=== Data lines ===

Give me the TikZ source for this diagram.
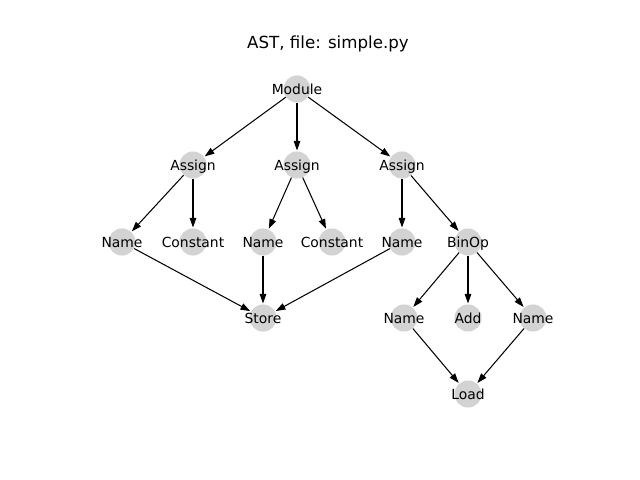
\documentclass[tikz,border=0pt]{standalone}
\usepackage{fontspec}
\setmainfont{DejaVu Sans}
\usetikzlibrary{arrows.meta}
\definecolor{nodegray}{HTML}{D3D3D3}
\tikzset{
  astnode/.style={circle,fill=nodegray,minimum size=19.5pt,inner sep=0pt,
    label={[font=\fontsize{10pt}{12pt}\selectfont,inner sep=0pt,text height=7.3pt,text depth=0pt]center:#1}},
  edge/.style={-{Triangle[length=7pt,width=4.8pt]},line width=0.75pt,shorten >=0.5pt}
}
\begin{document}
\begin{tikzpicture}[x=0.72pt,y=-0.72pt]
\useasboundingbox (0,0) rectangle (640,480);
\node[font=\fontsize{12pt}{14pt}\selectfont] (title) at (328,44) {AST, file: simple.py};
\node[astnode=Module] (mod) at (297,89) {};
\node[astnode=Assign] (as1) at (193,165) {};
\node[astnode=Assign] (as2) at (297,165) {};
\node[astnode=Assign] (as3) at (402,165) {};
\node[astnode=Name] (n1) at (122,242) {};
\node[astnode=Constant] (c1) at (193,242) {};
\node[astnode=Name] (n2) at (263,242) {};
\node[astnode=Constant] (c2) at (332,242) {};
\node[astnode=Name] (n3) at (402,242) {};
\node[astnode=BinOp] (bin) at (468,242) {};
\node[astnode=Store] (store) at (263,318) {};
\node[astnode=Name] (n4) at (404,318) {};
\node[astnode=Add] (add) at (468,318) {};
\node[astnode=Name] (n5) at (533,318) {};
\node[astnode=Load] (load) at (468,394) {};
\draw[edge] (mod) -- (as1);
\draw[edge] (mod) -- (as2);
\draw[edge] (mod) -- (as3);
\draw[edge] (as1) -- (n1);
\draw[edge] (as1) -- (c1);
\draw[edge] (as2) -- (n2);
\draw[edge] (as2) -- (c2);
\draw[edge] (as3) -- (n3);
\draw[edge] (as3) -- (bin);
\draw[edge] (n1) -- (store);
\draw[edge] (n2) -- (store);
\draw[edge] (n3) -- (store);
\draw[edge] (bin) -- (n4);
\draw[edge] (bin) -- (add);
\draw[edge] (bin) -- (n5);
\draw[edge] (n4) -- (load);
\draw[edge] (n5) -- (load);
\end{tikzpicture}
\end{document}
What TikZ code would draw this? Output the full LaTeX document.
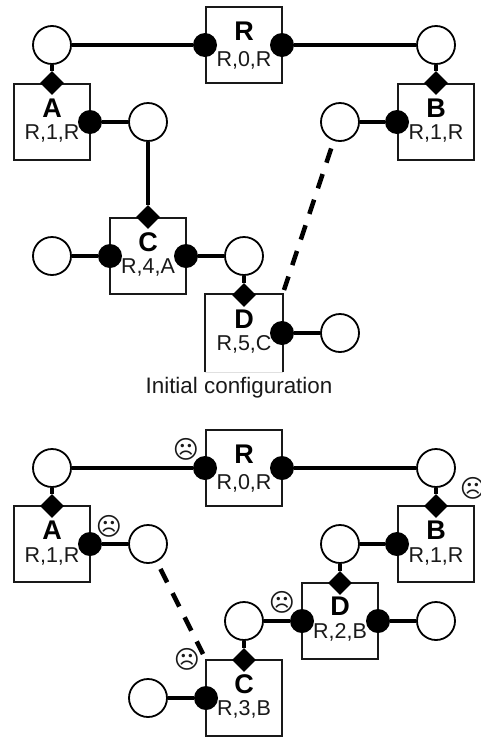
\documentclass[tikz,border=0pt]{standalone}
\usepackage{fontspec}
\setmainfont{Liberation Sans}
\newfontfamily\symfont{DejaVu Sans}
\usetikzlibrary{shapes.geometric}
\tikzset{
  boxn/.style={draw=black!90,line width=2pt,minimum width=76pt,minimum height=76pt,inner sep=0pt},
  openbox/.style={boxn,draw=none},
  port/.style={circle,draw=black,line width=1.8pt,fill=white,minimum size=38pt,inner sep=0pt},
  dot/.style={circle,fill=black,minimum size=24pt,inner sep=0pt},
  dia/.style={diamond,aspect=1,fill=black,minimum size=24pt,inner sep=0pt},
  lk/.style={line width=4.5pt,black},
  dlk/.style={line width=4.5pt,black,dash pattern=on 15pt off 12pt,dash phase=19pt},
  ttl/.style={font=\fontsize{27}{27}\selectfont\bfseries,text=black,inner sep=0pt},
  sub/.style={font=\fontsize{21.5}{22}\selectfont,text=black!90,inner sep=0pt},
  capt/.style={font=\fontsize{22.4}{23}\selectfont,text=black!90,inner sep=0pt},
  sad/.style={font=\symfont\fontsize{25}{25}\selectfont,text=black!90,inner sep=0pt}
}
\begin{document}
\begin{tikzpicture}[x=1pt,y=-1pt]
\useasboundingbox (0,0) rectangle (480,737);
% top
\node[boxn] (r1) at (244,45) {};
\node[boxn] (a1) at (52,122) {};
\node[boxn] (b1) at (436,122) {};
\node[boxn] (c1) at (148,256) {};
\node[openbox] (d1) at (244,333) {};
\draw[black!12,line width=1pt] (d1.south west) -- (d1.south east);
\draw[black!90,line width=2pt] (d1.south west) -- (d1.north west) -- (d1.north east) -- (d1.south east);
\node[port] (p1) at (52,45) {};
\node[port] (p2) at (436,45) {};
\node[port] (p3) at (148,122) {};
\node[port] (p4) at (340,122) {};
\node[port] (p5) at (52,256) {};
\node[port] (p6) at (244,256) {};
\node[port] (p7) at (340,333) {};
\node[dot] (rl1) at (205,45) {};
\node[dot] (rr1) at (282,45) {};
\node[dot] (ar1) at (90,122) {};
\node[dot] (bl1) at (397,122) {};
\node[dot] (cl1) at (110,256) {};
\node[dot] (cr1) at (186,256) {};
\node[dot] (dr1) at (282,333) {};
\node[dia] (ad1) at (52,83) {};
\node[dia] (bd1) at (436,83) {};
\node[dia] (cd1) at (148,217) {};
\node[dia] (dd1) at (244,295) {};
\coordinate (de1) at (284,290);
\draw[lk] (p1) -- (rl1);
\draw[lk] (rr1) -- (p2);
\draw[lk] (p1) -- (ad1);
\draw[lk] (p2) -- (bd1);
\draw[lk] (ar1) -- (p3);
\draw[lk] (p3) -- (cd1);
\draw[lk] (bl1) -- (p4);
\draw[lk] (p5) -- (cl1);
\draw[lk] (cr1) -- (p6);
\draw[lk] (p6) -- (dd1);
\draw[lk] (dr1) -- (p7);
\draw[dlk] (p4) -- (de1);
\node[ttl] (rt1) at (244,31) {R};
\node[sub] (rs1) at (244,60) {R,0,R};
\node[ttl] (at1) at (52,108) {A};
\node[sub] (as1) at (52,133) {R,1,R};
\node[ttl] (bt1) at (436,108) {B};
\node[sub] (bs1) at (436,133) {R,1,R};
\node[ttl] (ct1) at (148,242) {C};
\node[sub] (cs1) at (148,267) {R,4,A};
\node[ttl] (dt1) at (244,319) {D};
\node[sub] (ds1) at (244,344) {R,5,C};
\node[capt] (cap1) at (239,388) {Initial configuration};
% bottom
\node[boxn] (r2) at (244,468) {};
\node[boxn] (a2) at (52,544) {};
\node[boxn] (b2) at (436,544) {};
\node[boxn] (d2) at (340,621) {};
\node[boxn] (c2) at (244,698) {};
\node[port] (q1) at (52,468) {};
\node[port] (q2) at (436,468) {};
\node[port] (q3) at (148,544) {};
\node[port] (q4) at (340,544) {};
\node[port] (q5) at (244,621) {};
\node[port] (q6) at (436,621) {};
\node[port] (q7) at (148,698) {};
\node[dot] (rl2) at (205,468) {};
\node[dot] (rr2) at (282,468) {};
\node[dot] (ar2) at (90,544) {};
\node[dot] (bl2) at (397,544) {};
\node[dot] (dl2) at (302,621) {};
\node[dot] (dr2) at (378,621) {};
\node[dot] (cl2) at (206,698) {};
\node[dia] (ad2) at (52,506) {};
\node[dia] (bd2) at (436,506) {};
\node[dia] (dd2) at (340,583) {};
\node[dia] (cd2) at (244,660) {};
\coordinate (de2) at (203,654);
\draw[lk] (q1) -- (rl2);
\draw[lk] (rr2) -- (q2);
\draw[lk] (q1) -- (ad2);
\draw[lk] (q2) -- (bd2);
\draw[lk] (ar2) -- (q3);
\draw[lk] (bl2) -- (q4);
\draw[lk] (q4) -- (dd2);
\draw[lk] (q5) -- (dl2);
\draw[lk] (dr2) -- (q6);
\draw[lk] (q5) -- (cd2);
\draw[lk] (q7) -- (cl2);
\draw[dlk] (q3) -- (de2);
\node[ttl] (rt2) at (244,454) {R};
\node[sub] (rs2) at (244,483) {R,0,R};
\node[ttl] (at2) at (52,530) {A};
\node[sub] (as2) at (52,556) {R,1,R};
\node[ttl] (bt2) at (436,530) {B};
\node[sub] (bs2) at (436,556) {R,1,R};
\node[ttl] (dt2) at (340,606) {D};
\node[sub] (ds2) at (340,632) {R,2,B};
\node[ttl] (ct2) at (244,684) {C};
\node[sub] (cs2) at (244,709) {R,3,B};
\node[sad] (s1) at (186,449) {☹};
\node[sad] (s2) at (109,526) {☹};
\node[sad] (s3) at (473,488) {☹};
\node[sad] (s4) at (282,602) {☹};
\node[sad] (s5) at (187,659) {☹};
\end{tikzpicture}
\end{document}
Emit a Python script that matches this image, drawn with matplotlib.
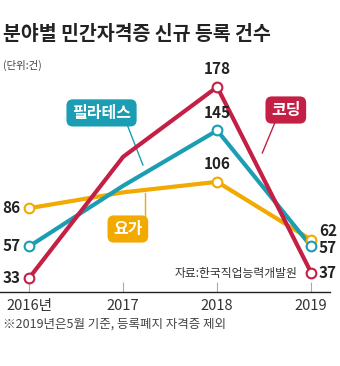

===

Look through the records and count each line that holds "this". Write only the total.

# [Response to the exercise]
3